Carrot Salad | Vegan Recipe

Today’s recipe has been a favorite of mine for MANY years. I can’t even tell you how far back it goes as a traditional dish in our family. It is extremely simple to make. You need very few ingredients and a Julienne Slicer or a julienne peeler — both are worth your investment.

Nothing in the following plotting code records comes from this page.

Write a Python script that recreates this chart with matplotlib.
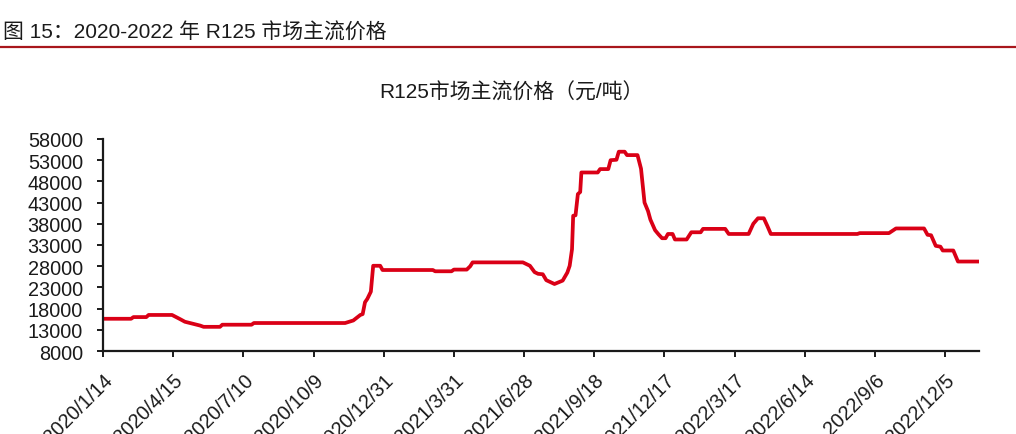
import matplotlib
matplotlib.use("Agg")
import matplotlib.pyplot as plt

plt.rcParams['font.family'] = ['Liberation Sans', 'Noto Sans CJK SC', 'DejaVu Sans']

# observation index (trading-day category) and price knots (元/吨)
obs_idx = [0, 24, 26, 37, 39, 59, 66, 70, 83, 86, 100, 102, 127, 129, 207,
           214, 220, 222, 224, 226, 229, 231, 237, 239, 282, 284, 298, 300,
           311, 314, 316, 359, 365, 369, 372, 376, 379, 386, 393, 397, 399,
           401, 402, 404, 406, 408, 409, 423, 425, 432, 434, 439, 441, 446,
           448, 457, 460, 463, 466, 468, 472, 475, 478, 481, 483, 487, 489,
           499, 503, 511, 513, 532, 535, 552, 556, 560, 565, 568, 571, 645,
           647, 672, 678, 702, 705, 708, 712, 716, 718, 727, 731, 748]
price = [15600, 15600, 16000, 16000, 16500, 16500, 15500, 14900, 14000, 13700,
         13700, 14200, 14200, 14600, 14600, 15200, 16500, 16700, 19500, 20300,
         22000, 28100, 28100, 27100, 27100, 26800, 26800, 27200, 27200, 28000,
         28900, 28900, 28100, 26600, 26200, 26100, 24700, 23800, 24600, 26500,
         28100, 32000, 39900, 40000, 45000, 45500, 50100, 50100, 50900, 50900,
         53000, 53100, 55000, 55000, 54200, 54200, 51000, 43000, 41000, 39000,
         36500, 35500, 34600, 34600, 35600, 35600, 34300, 34300, 36000, 36000,
         36800, 36800, 35600, 35600, 38000, 39300, 39300, 37500, 35600, 35600,
         35800, 35800, 36900, 36900, 35400, 35300, 32800, 32600, 31700, 31700,
         29100, 29100]

tick_idx = [0, 60, 120, 180, 240, 300, 360, 420, 480, 540, 600, 660, 720]
tick_labels = ['2020/1/14', '2020/4/15', '2020/7/10', '2020/10/9', '2020/12/31',
               '2021/3/31', '2021/6/28', '2021/9/18', '2021/12/17', '2022/3/17',
               '2022/6/14', '2022/9/6', '2022/12/5']
y_ticks = list(range(8000, 58001, 5000))

fig = plt.figure(figsize=(10.16, 4.35), dpi=100)
ax = fig.add_axes([0.1014, 0.1908, 0.8622, 0.4874])

ax.plot(obs_idx, price, color='#DA0016', linewidth=2.7, solid_joinstyle='round')

ax.set_xlim(0, 749)
ax.set_ylim(8000, 58000)
ax.set_yticks(y_ticks)
ax.set_yticklabels([str(v) for v in y_ticks])
ax.set_xticks(tick_idx)
ax.set_xticklabels(tick_labels, rotation=45, ha='right', rotation_mode='anchor')

for side in ['top', 'right']:
    ax.spines[side].set_visible(False)
for side in ['left', 'bottom']:
    ax.spines[side].set_linewidth(1.6)
    ax.spines[side].set_color('#1a1a1a')
ax.tick_params(axis='y', direction='out', length=4.5, width=1.4, pad=10,
               labelsize=14.3, colors='#1a1a1a')
ax.tick_params(axis='x', direction='out', length=4.5, width=1.4, pad=9,
               labelsize=14.3, colors='#1a1a1a')

# header and rule
fig.text(0.003, 0.924, '图 15：2020-2022 年 R125 市场主流价格', fontsize=15,
         color='#1a1a1a', va='center', ha='left')
fig.add_artist(plt.Line2D([0, 1], [0.889, 0.889], color='#A8161C', linewidth=1.6))

fig.text(0.503, 0.786, 'R125市场主流价格（元/吨）', fontsize=15,
         color='#1a1a1a', va='center', ha='center')

fig.savefig('out.png', dpi=100)
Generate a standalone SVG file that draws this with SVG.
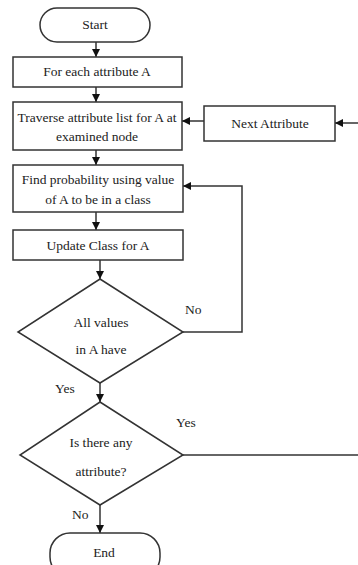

Here is my old faithful — I use it at least once a week:

Carrot Salad



  • 3 large carrots, julienned lengthwise
  • ½ green bell pepper, cubed into small pieces
  • ½ red bell pepper, cubed into small pieces
  • Handful of chopped dill or green onions, or cilantro—it is absolutely up to your taste buds
  • Sea salt to taste
  • Black Pepper or all-purpose seasoning to taste
  • 2 tablespoons freshly squeezed lemon juice or vinegar, or vegan mayo
  • ½ cup soaked sunflower seeds (optional)
  • ½ medium-large onion, thinly sliced (optional)
  • (If optional ingredients are not added in, you won’t lose any taste or flavor)


  • Julienne carrots
  • Mix with garlic, and lemon, tossing with your hands. Squeeze lightly to let the juices mix faster.
  • Sauté bell peppers and onions for no more than 3-5 minutes on low-medium heat with water.
  • Add remaining ingredients and sautéd veggies to carrots, and let salad sit for at least 20-30 minutes before serving.

Enjoy! It is that simple!


The dish is elegant and simply and is sure to satisfy even the pickiest of eaters (it does in my family).